>> BEGIN Data segment

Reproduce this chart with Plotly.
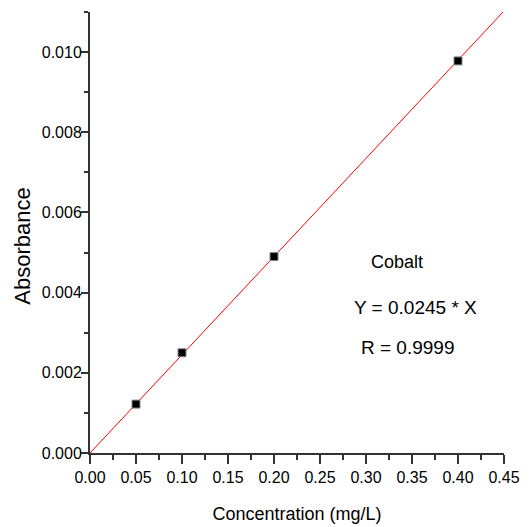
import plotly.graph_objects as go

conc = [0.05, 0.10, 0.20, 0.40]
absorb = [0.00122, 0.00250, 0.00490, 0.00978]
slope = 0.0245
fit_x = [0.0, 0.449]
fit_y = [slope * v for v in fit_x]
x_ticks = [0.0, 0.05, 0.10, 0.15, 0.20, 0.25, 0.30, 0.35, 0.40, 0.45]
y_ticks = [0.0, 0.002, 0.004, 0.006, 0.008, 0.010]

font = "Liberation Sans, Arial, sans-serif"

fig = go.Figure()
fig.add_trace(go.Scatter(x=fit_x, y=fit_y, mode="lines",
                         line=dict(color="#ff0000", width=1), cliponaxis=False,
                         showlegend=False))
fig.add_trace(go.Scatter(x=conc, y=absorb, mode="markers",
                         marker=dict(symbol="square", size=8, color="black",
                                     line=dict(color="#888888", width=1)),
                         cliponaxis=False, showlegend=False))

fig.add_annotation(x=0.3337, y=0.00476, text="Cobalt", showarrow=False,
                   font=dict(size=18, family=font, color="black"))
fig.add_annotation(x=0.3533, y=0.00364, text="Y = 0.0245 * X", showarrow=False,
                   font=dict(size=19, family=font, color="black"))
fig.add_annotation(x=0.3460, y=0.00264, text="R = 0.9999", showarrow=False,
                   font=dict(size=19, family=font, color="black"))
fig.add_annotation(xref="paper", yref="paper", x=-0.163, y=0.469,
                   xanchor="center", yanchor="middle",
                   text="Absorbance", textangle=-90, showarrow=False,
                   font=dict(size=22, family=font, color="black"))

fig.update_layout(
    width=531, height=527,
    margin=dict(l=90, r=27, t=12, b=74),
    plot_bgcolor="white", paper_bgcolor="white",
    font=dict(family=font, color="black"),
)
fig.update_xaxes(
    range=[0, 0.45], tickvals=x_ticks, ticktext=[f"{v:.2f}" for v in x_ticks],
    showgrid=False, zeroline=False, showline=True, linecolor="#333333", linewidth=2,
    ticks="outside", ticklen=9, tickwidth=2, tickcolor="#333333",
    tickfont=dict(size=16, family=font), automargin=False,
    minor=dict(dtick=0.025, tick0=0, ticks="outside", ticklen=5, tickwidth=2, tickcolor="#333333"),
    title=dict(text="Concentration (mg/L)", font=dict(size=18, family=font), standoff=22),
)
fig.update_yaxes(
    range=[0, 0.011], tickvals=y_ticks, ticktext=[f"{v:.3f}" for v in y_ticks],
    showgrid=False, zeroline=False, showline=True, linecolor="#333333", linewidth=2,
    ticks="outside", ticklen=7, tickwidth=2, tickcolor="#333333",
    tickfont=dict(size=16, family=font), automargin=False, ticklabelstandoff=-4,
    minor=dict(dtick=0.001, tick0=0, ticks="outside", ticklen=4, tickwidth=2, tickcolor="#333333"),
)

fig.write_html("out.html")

>> END Data segment

**Exercise:** Print the complete listing exactly as it stands, without its pictures.

**Task answer:**
Reproduce this chart with Plotly.
import plotly.graph_objects as go

conc = [0.05, 0.10, 0.20, 0.40]
absorb = [0.00122, 0.00250, 0.00490, 0.00978]
slope = 0.0245
fit_x = [0.0, 0.449]
fit_y = [slope * v for v in fit_x]
x_ticks = [0.0, 0.05, 0.10, 0.15, 0.20, 0.25, 0.30, 0.35, 0.40, 0.45]
y_ticks = [0.0, 0.002, 0.004, 0.006, 0.008, 0.010]

font = "Liberation Sans, Arial, sans-serif"

fig = go.Figure()
fig.add_trace(go.Scatter(x=fit_x, y=fit_y, mode="lines",
                         line=dict(color="#ff0000", width=1), cliponaxis=False,
                         showlegend=False))
fig.add_trace(go.Scatter(x=conc, y=absorb, mode="markers",
                         marker=dict(symbol="square", size=8, color="black",
                                     line=dict(color="#888888", width=1)),
                         cliponaxis=False, showlegend=False))

fig.add_annotation(x=0.3337, y=0.00476, text="Cobalt", showarrow=False,
                   font=dict(size=18, family=font, color="black"))
fig.add_annotation(x=0.3533, y=0.00364, text="Y = 0.0245 * X", showarrow=False,
                   font=dict(size=19, family=font, color="black"))
fig.add_annotation(x=0.3460, y=0.00264, text="R = 0.9999", showarrow=False,
                   font=dict(size=19, family=font, color="black"))
fig.add_annotation(xref="paper", yref="paper", x=-0.163, y=0.469,
                   xanchor="center", yanchor="middle",
                   text="Absorbance", textangle=-90, showarrow=False,
                   font=dict(size=22, family=font, color="black"))

fig.update_layout(
    width=531, height=527,
    margin=dict(l=90, r=27, t=12, b=74),
    plot_bgcolor="white", paper_bgcolor="white",
    font=dict(family=font, color="black"),
)
fig.update_xaxes(
    range=[0, 0.45], tickvals=x_ticks, ticktext=[f"{v:.2f}" for v in x_ticks],
    showgrid=False, zeroline=False, showline=True, linecolor="#333333", linewidth=2,
    ticks="outside", ticklen=9, tickwidth=2, tickcolor="#333333",
    tickfont=dict(size=16, family=font), automargin=False,
    minor=dict(dtick=0.025, tick0=0, ticks="outside", ticklen=5, tickwidth=2, tickcolor="#333333"),
    title=dict(text="Concentration (mg/L)", font=dict(size=18, family=font), standoff=22),
)
fig.update_yaxes(
    range=[0, 0.011], tickvals=y_ticks, ticktext=[f"{v:.3f}" for v in y_ticks],
    showgrid=False, zeroline=False, showline=True, linecolor="#333333", linewidth=2,
    ticks="outside", ticklen=7, tickwidth=2, tickcolor="#333333",
    tickfont=dict(size=16, family=font), automargin=False, ticklabelstandoff=-4,
    minor=dict(dtick=0.001, tick0=0, ticks="outside", ticklen=4, tickwidth=2, tickcolor="#333333"),
)

fig.write_html("out.html")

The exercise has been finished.